Extensions of the appellate briefing deadlines are common, and each side obtained several in Garibotti. But there was another deadline lurking in the case that could not be extended, and that was dispositive: the statutory deadline for ruling on a motion to vacate.

Under Code of Civil Procedure Section 663a(b), the time to rule on a motion to vacate "shall expire" 60 days after the clerk mails, or a party serves, notice of entry of judgment on the moving party or, if no notice is given, 60 days after a party files a notice of intent to move to vacate the judgment. And, under the statute, if the motion is not decided within the 60-day window, "or within that period, as extended, the effect shall be a denial of the motion without further order of the court." In Garibotti, the trial court did not rule within 60 days of either service of notice of entry or of Hinkle filing his motion to vacate. Under a plain reading of Section 663a, the motion to vacate therefore was automatically denied.

Neither of the Garibotti parties raised the timeliness issue in their briefs. The Court of Appeal, however, detected the problem and requested supplemental briefing on it. In those supplemental briefs, Hinkle offered two theories for affirming the motion to vacate ruling despite its apparent untimeliness.

First, Hinkle argued that trial courts can extend the Section 663a deadline, because the statute says the motion must be decided within 60 days "or within that period, as extended." Garibotti rejected that interpretation, holding that the only extension contemplated by the statute is when the 60th day falls on a weekend or other court holiday, in which case Code of Civil Procedure Section 12a shifts the 60-day deadline to the next court day.
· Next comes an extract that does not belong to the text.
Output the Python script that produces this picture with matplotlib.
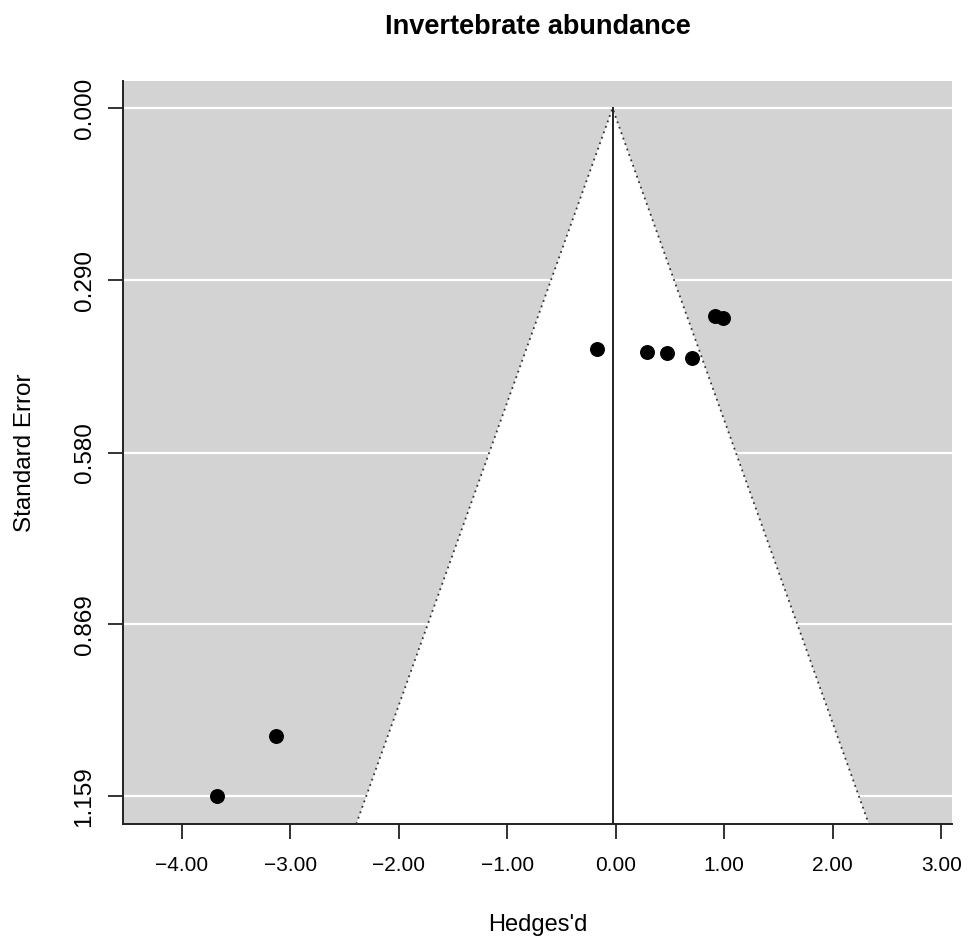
import numpy as np
import matplotlib
matplotlib.use("Agg")
import matplotlib.pyplot as plt

# effect sizes (Hedges' d) and their standard errors
hedges_d = [-0.17, 0.29, 0.47, 0.70, 0.91, 0.99, -3.13, -3.68]
std_err = [0.406, 0.410, 0.413, 0.421, 0.350, 0.354, 1.057, 1.159]
pooled_est = -0.03

x_ticks = [-4, -3, -2, -1, 0, 1, 2, 3]
x_labels = ["\u22124.00", "\u22123.00", "\u22122.00", "\u22121.00", "0.00", "1.00", "2.00", "3.00"]
y_ticks = [0.000, 0.290, 0.580, 0.869, 1.159]
y_labels = ["0.000", "0.290", "0.580", "0.869", "1.159"]

plt.rcParams["font.family"] = ["Liberation Sans", "DejaVu Sans"]

fig = plt.figure(figsize=(9.71, 9.42), dpi=100)
ax = fig.add_axes([0.127, 0.1253, 0.8535, 0.789])

ymax_se = max(std_err)
ylim_bot = ymax_se * 1.04
ylim_top = -ymax_se * 0.04
ax.set_xlim(-4.54, 3.10)
ax.set_ylim(ylim_bot, ylim_top)
ax.set_facecolor("#d3d3d3")

# white horizontal reference lines
for yv in y_ticks:
    ax.axhline(yv, color="white", lw=1.6, zorder=1)

# pseudo confidence region
z = 1.96
fx = [pooled_est - z * ylim_bot, pooled_est, pooled_est + z * ylim_bot]
fy = [ylim_bot, 0, ylim_bot]
ax.fill(fx, fy, color="white", zorder=2, lw=0)
ax.plot(fx, fy, color="#333333", ls=(0, (1, 2.2)), lw=1.3, zorder=3)
ax.plot([pooled_est, pooled_est], [0, ylim_bot], color="#222222", lw=1.4, zorder=3)

ax.scatter(hedges_d, std_err, s=95, color="black", zorder=5)

ax.set_xticks(x_ticks)
ax.set_xticklabels(x_labels)
ax.set_yticks(y_ticks)
ax.set_yticklabels(y_labels, rotation=90, va="center")
ax.tick_params(axis="both", length=11, width=1.3, color="#222222")
ax.tick_params(axis="x", labelsize=15, pad=12)
ax.tick_params(axis="y", labelsize=17.5, pad=9)

for s in ["top", "right"]:
    ax.spines[s].set_visible(False)
for s in ["left", "bottom"]:
    ax.spines[s].set_color("#222222")
    ax.spines[s].set_linewidth(1.4)

ax.set_xlabel("Hedges'd", fontsize=17, labelpad=28)
ax.set_ylabel("Standard Error", fontsize=17.5, labelpad=27)
ax.set_title("Invertebrate abundance", fontsize=19.5, fontweight="bold", pad=34)

fig.savefig("out.png", dpi=100)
Second, Hinkle advocated an equitable exception to the deadline. He argued that because the trial court continued the hearing on the motion beyond the 60-day window "based on Garibotti's request and with her consent," Garibotti should not be able to rely on the 60-day deadline.

The appellate court was unpersuaded. Emphasizing that the moving party has a duty to ensure that its motion is heard within the requisite time, it instructed that if a motion is continued beyond the deadline, "the party should move the court to advance the matter on the calendar." Hinkle's failure to diligently prosecute his motion cost him dearly: The Court of Appeal reversed the order that had reduced the judgment to $44,608 and reinstated the default judgment awarding $488,448 in damages.

Another type of 60-day jurisdictional deadline was at issue in the 6th District Court of Appeal's recent decision in M'Guinness v. Johnson, 2015 DJDAR 13927 (Dec. 30, 2015): the deadline to file a notice of appeal. Under California Rule of Court 8.104(a)(1), a notice of appeal must be filed within the earliest of (a) 60 days after the superior court clerk serves a document titled "Notice of Entry" or a file-stamped copy of the judgment showing the date it was served, (b) 60 days after a party serves a document titled "Notice of Entry" or a file-stamped copy of the judgment and proof of service, or (c) 180 days from entry of judgment.

In M'Guinness, no one served a document titled "Notice of Entry." The clerk did, however, mail copies of a file-stamped order along with a proof of service. The question was whether the clerk's service of the order triggered a 60-day deadline under Rule 8.104(a)(1), or whether the default 180-day deadline applied.

M'Guinness held that the 180-day deadline applied. Relying on Alan v. American Honda Motor Co. Inc., 40 Cal. 4th 894 (2007), the appellate court concluded that service by the court clerk triggers the 60-day deadline only if the clerk serves "a single, self-sufficient document satisfying all of the rule's conditions," i.e., a document called "Notice of Entry" or a file-stamped order that includes the service date. If the clerk instead serves a notice of entry or file-stamped copy of the judgment that does not show the date of service, as in M'Guinness, the 180-day deadline applies - even if the clerk also served a proof of service that showed the service date.

The distinction between the clerk serving a single document or two separate documents was significant in M'Guinness: The notice of appeal would have been untimely under the 60-day deadline, but was timely under the 180-day deadline - and, having found the appeal timely, the Court of Appeal went on to reverse the appealed order, which had denied appellant's motion to disqualify respondent's counsel, and remanded with instructions for the trial court to enter a new order granting the disqualification motion.

The bottom line: The deadlines for post-trial motions, rulings on those motions, and notices of appeal are complex, and missing them can be costly. Tread carefully in this area. And when in doubt, consult an appellate lawyer.